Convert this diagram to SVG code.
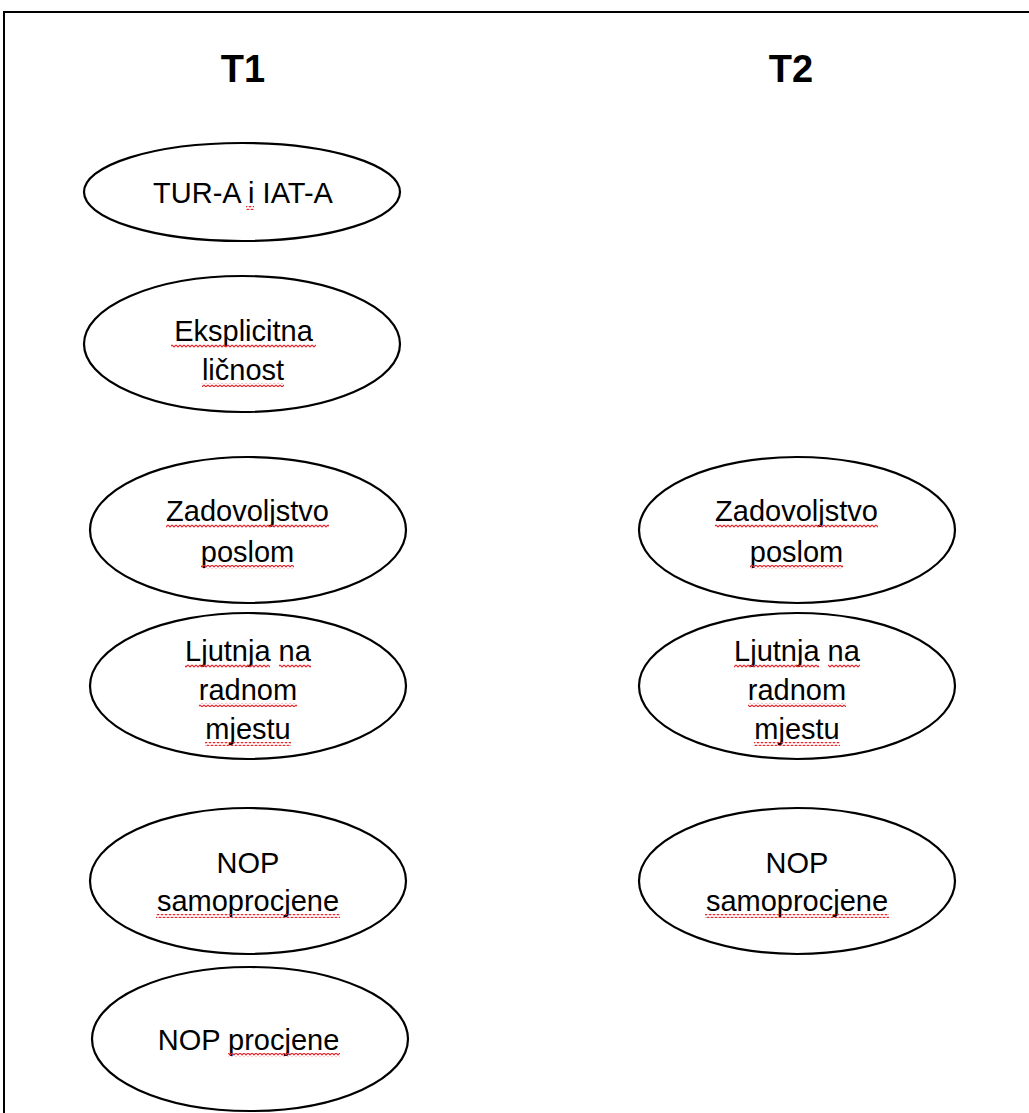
<svg xmlns="http://www.w3.org/2000/svg" width="1029" height="1113" viewBox="0 0 1029 1113">
<defs>
<pattern id="squig" x="0" y="0" width="4" height="4" patternUnits="userSpaceOnUse">
<path d="M0 1 L2 3 L4 1" fill="none" stroke="#e8262b" stroke-width="1.1"/>
</pattern>
<style>
.node ellipse{fill:#fff;stroke:#000;stroke-width:2.2}
.lbl{font-family:"Liberation Sans",Arial,sans-serif;font-size:29px;fill:#000;text-anchor:middle}
.hd{font-family:"Liberation Sans",Arial,sans-serif;font-size:38px;font-weight:bold;fill:#000;text-anchor:middle}
.sq{fill:url(#squig)}
</style>
</defs>
<rect width="1029" height="1113" fill="#fff"/>
<path d="M4 1113 V12 H1029" fill="none" stroke="#000" stroke-width="2"/>
<text class="hd" x="243" y="82">T1</text>
<text class="hd" x="791" y="82">T2</text>
<g id="connectors"></g>
<g id="n1" class="node">
<ellipse cx="242" cy="192" rx="158" ry="49"/>
<text class="lbl" x="243" y="203">TUR-A i IAT-A</text>
<rect class="sq" x="246" y="206" width="8" height="4"/>
</g>
<g id="n2" class="node">
<ellipse cx="242" cy="344" rx="158" ry="68"/>
<text class="lbl" x="243.5" y="341">Eksplicitna</text>
<text class="lbl" x="243" y="380">ličnost</text>
<rect class="sq" x="171" y="344" width="145" height="4"/>
<rect class="sq" x="202" y="383" width="82" height="4"/>
</g>
<g id="n3" class="node">
<ellipse cx="248" cy="530" rx="158" ry="73"/>
<text class="lbl" x="247.5" y="521">Zadovoljstvo</text>
<text class="lbl" x="247.5" y="562">poslom</text>
<rect class="sq" x="166" y="524" width="163" height="4"/>
<rect class="sq" x="201" y="565" width="93" height="4"/>
</g>
<g id="n4" class="node">
<ellipse cx="248" cy="686" rx="158" ry="73"/>
<text class="lbl" x="248" y="661">Ljutnja na</text>
<text class="lbl" x="248" y="700">radnom</text>
<text class="lbl" x="248" y="739">mjestu</text>
<rect class="sq" x="185" y="664" width="85" height="4"/>
<rect class="sq" x="279" y="664" width="32" height="4"/>
<rect class="sq" x="199" y="703" width="98" height="4"/>
<rect class="sq" x="205" y="742" width="86" height="4"/>
</g>
<g id="n5" class="node">
<ellipse cx="248" cy="881" rx="158" ry="73"/>
<text class="lbl" x="248" y="873">NOP</text>
<text class="lbl" x="248" y="911">samoprocjene</text>
<rect class="sq" x="156" y="914" width="184" height="4"/>
</g>
<g id="n6" class="node">
<ellipse cx="250" cy="1039" rx="158" ry="72"/>
<text class="lbl" x="248.5" y="1050">NOP procjene</text>
<rect class="sq" x="228" y="1053" width="112" height="4"/>
</g>
<g id="n7" class="node">
<ellipse cx="797" cy="530" rx="158" ry="73"/>
<text class="lbl" x="796.5" y="521">Zadovoljstvo</text>
<text class="lbl" x="796.5" y="562">poslom</text>
<rect class="sq" x="715" y="524" width="163" height="4"/>
<rect class="sq" x="750" y="565" width="93" height="4"/>
</g>
<g id="n8" class="node">
<ellipse cx="797" cy="686" rx="158" ry="73"/>
<text class="lbl" x="797" y="661">Ljutnja na</text>
<text class="lbl" x="797" y="700">radnom</text>
<text class="lbl" x="797" y="739">mjestu</text>
<rect class="sq" x="734" y="664" width="85" height="4"/>
<rect class="sq" x="828" y="664" width="32" height="4"/>
<rect class="sq" x="748" y="703" width="98" height="4"/>
<rect class="sq" x="754" y="742" width="86" height="4"/>
</g>
<g id="n9" class="node">
<ellipse cx="797" cy="881" rx="158" ry="73"/>
<text class="lbl" x="797" y="873">NOP</text>
<text class="lbl" x="797" y="911">samoprocjene</text>
<rect class="sq" x="705" y="914" width="184" height="4"/>
</g>
</svg>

-------------------------

> _Given request_
Copy out all of the material exactly as written, without its pictures.

> _Answer to the exercise_
Convert this diagram to SVG code.
<svg xmlns="http://www.w3.org/2000/svg" width="1029" height="1113" viewBox="0 0 1029 1113">
<defs>
<pattern id="squig" x="0" y="0" width="4" height="4" patternUnits="userSpaceOnUse">
<path d="M0 1 L2 3 L4 1" fill="none" stroke="#e8262b" stroke-width="1.1"/>
</pattern>
<style>
.node ellipse{fill:#fff;stroke:#000;stroke-width:2.2}
.lbl{font-family:"Liberation Sans",Arial,sans-serif;font-size:29px;fill:#000;text-anchor:middle}
.hd{font-family:"Liberation Sans",Arial,sans-serif;font-size:38px;font-weight:bold;fill:#000;text-anchor:middle}
.sq{fill:url(#squig)}
</style>
</defs>
<rect width="1029" height="1113" fill="#fff"/>
<path d="M4 1113 V12 H1029" fill="none" stroke="#000" stroke-width="2"/>
<text class="hd" x="243" y="82">T1</text>
<text class="hd" x="791" y="82">T2</text>
<g id="connectors"></g>
<g id="n1" class="node">
<ellipse cx="242" cy="192" rx="158" ry="49"/>
<text class="lbl" x="243" y="203">TUR-A i IAT-A</text>
<rect class="sq" x="246" y="206" width="8" height="4"/>
</g>
<g id="n2" class="node">
<ellipse cx="242" cy="344" rx="158" ry="68"/>
<text class="lbl" x="243.5" y="341">Eksplicitna</text>
<text class="lbl" x="243" y="380">ličnost</text>
<rect class="sq" x="171" y="344" width="145" height="4"/>
<rect class="sq" x="202" y="383" width="82" height="4"/>
</g>
<g id="n3" class="node">
<ellipse cx="248" cy="530" rx="158" ry="73"/>
<text class="lbl" x="247.5" y="521">Zadovoljstvo</text>
<text class="lbl" x="247.5" y="562">poslom</text>
<rect class="sq" x="166" y="524" width="163" height="4"/>
<rect class="sq" x="201" y="565" width="93" height="4"/>
</g>
<g id="n4" class="node">
<ellipse cx="248" cy="686" rx="158" ry="73"/>
<text class="lbl" x="248" y="661">Ljutnja na</text>
<text class="lbl" x="248" y="700">radnom</text>
<text class="lbl" x="248" y="739">mjestu</text>
<rect class="sq" x="185" y="664" width="85" height="4"/>
<rect class="sq" x="279" y="664" width="32" height="4"/>
<rect class="sq" x="199" y="703" width="98" height="4"/>
<rect class="sq" x="205" y="742" width="86" height="4"/>
</g>
<g id="n5" class="node">
<ellipse cx="248" cy="881" rx="158" ry="73"/>
<text class="lbl" x="248" y="873">NOP</text>
<text class="lbl" x="248" y="911">samoprocjene</text>
<rect class="sq" x="156" y="914" width="184" height="4"/>
</g>
<g id="n6" class="node">
<ellipse cx="250" cy="1039" rx="158" ry="72"/>
<text class="lbl" x="248.5" y="1050">NOP procjene</text>
<rect class="sq" x="228" y="1053" width="112" height="4"/>
</g>
<g id="n7" class="node">
<ellipse cx="797" cy="530" rx="158" ry="73"/>
<text class="lbl" x="796.5" y="521">Zadovoljstvo</text>
<text class="lbl" x="796.5" y="562">poslom</text>
<rect class="sq" x="715" y="524" width="163" height="4"/>
<rect class="sq" x="750" y="565" width="93" height="4"/>
</g>
<g id="n8" class="node">
<ellipse cx="797" cy="686" rx="158" ry="73"/>
<text class="lbl" x="797" y="661">Ljutnja na</text>
<text class="lbl" x="797" y="700">radnom</text>
<text class="lbl" x="797" y="739">mjestu</text>
<rect class="sq" x="734" y="664" width="85" height="4"/>
<rect class="sq" x="828" y="664" width="32" height="4"/>
<rect class="sq" x="748" y="703" width="98" height="4"/>
<rect class="sq" x="754" y="742" width="86" height="4"/>
</g>
<g id="n9" class="node">
<ellipse cx="797" cy="881" rx="158" ry="73"/>
<text class="lbl" x="797" y="873">NOP</text>
<text class="lbl" x="797" y="911">samoprocjene</text>
<rect class="sq" x="705" y="914" width="184" height="4"/>
</g>
</svg>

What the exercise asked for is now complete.